Noise management and mitigation

Defence is open and honest about aircraft noise experienced by residents living near bases and training areas.

Defence meets its environmental obligations and is committed to reducing noise while balancing operational and training requirements. Transparent community engagement activities are an important part of meeting environmental requirements.

This approach is detailed in the Air Force Noise Management Strategy, the Fly Neighbourly Policy and land planning advice outlined below.

Individual Air Force bases also have Aircraft Noise Management Plans, which can be viewed via the Air bases page.

Additionally, homeowners wishing to reduce the impact of aircraft noise can refer to the advice on the Noise control page of the Australian Government's Your Home website.

Air Force Noise Management Strategy

Air Force Noise Management Strategy highlights the following activities and how each is to be achieved.

  • Minimise the impact of aircraft noise on local communities.
  • Continue proactive community engagement and consultation.
  • Manage noise complaints effectively.
  • Minimise urban encroachment on Defence airfields and training areas.
  • Conduct responsible environmental planning.
  • Integrate a comprehensive noise management system into Defence activities.

Air Force Aircraft Noise Management 2018-2023 brochure (PDF, 574.24 KB)

Fly Neighbourly Policy

Defence is committed to reducing aircraft noise around bases by minimising flights over existing, heavily populated residential areas.

The Fly Neighbourly Policy ensures that Defence is considerate of local communities when carrying out flying operations, while maintaining safe operation of aircraft and achieving required levels of capability.

The Fly Neighbourly Policy aims to:

  • comply with published airfield noise abatement procedures
  • maximise height flown over local communities
  • minimise the use of afterburners on fast jets during take-off
  • limit the speed of aircraft over populated areas
  • minimise flights over residential areas
  • minimised flights over noise sensitive buildings such as hospitals and schools
  • avoid low-flying over known noise-sensitive areas
  • minimise flying late at night or early in the morning
  • include aircraft noise awareness in pilot training and familiarisation
  • notify local communities of major exercises or other non-routine training and flying activities such as flying displays.
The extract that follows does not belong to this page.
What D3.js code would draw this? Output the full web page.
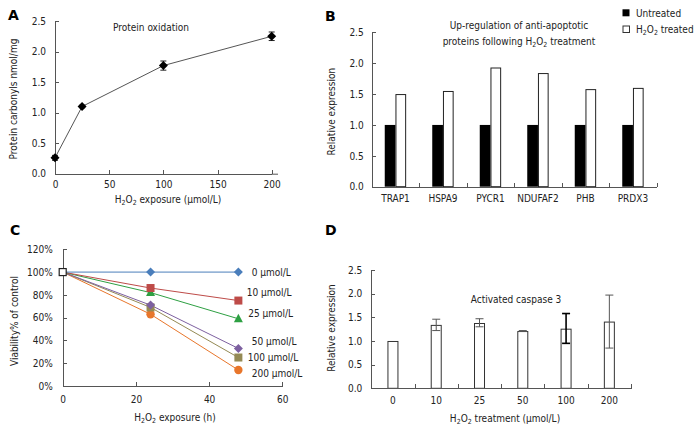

To further minimise noise at some bases Defence will:

  • limit continuous circuit training at night and on weekends and public holidays
  • use satellite airfields for repetitive aircraft circuits
  • vary flight paths to share noise
  • implement local engine run-ups procedures
  • minimise jet or turboprop engine testing at night.

Land planning

One of the most effective ways to reduce the impact of aircraft noise is through appropriate land planning by local town councils.

Defence provides Australian Noise Exposure Forecast (ANEF) maps to advise councils and the community where locations are affected by aircraft noise. This can be both military and civilian aircraft noise. Local planning authorities use ANEF maps to determine if sites are suitable for residential, commercial or industrial development.

As the ANEF level increases, fewer types of development are acceptable, for example residential housing development is only acceptable outside the 20 ANEF contour. Details of building site acceptability based on ANEF zones is provided in Australian Standard AS 2021:2015 Acoustics (Table 2.1).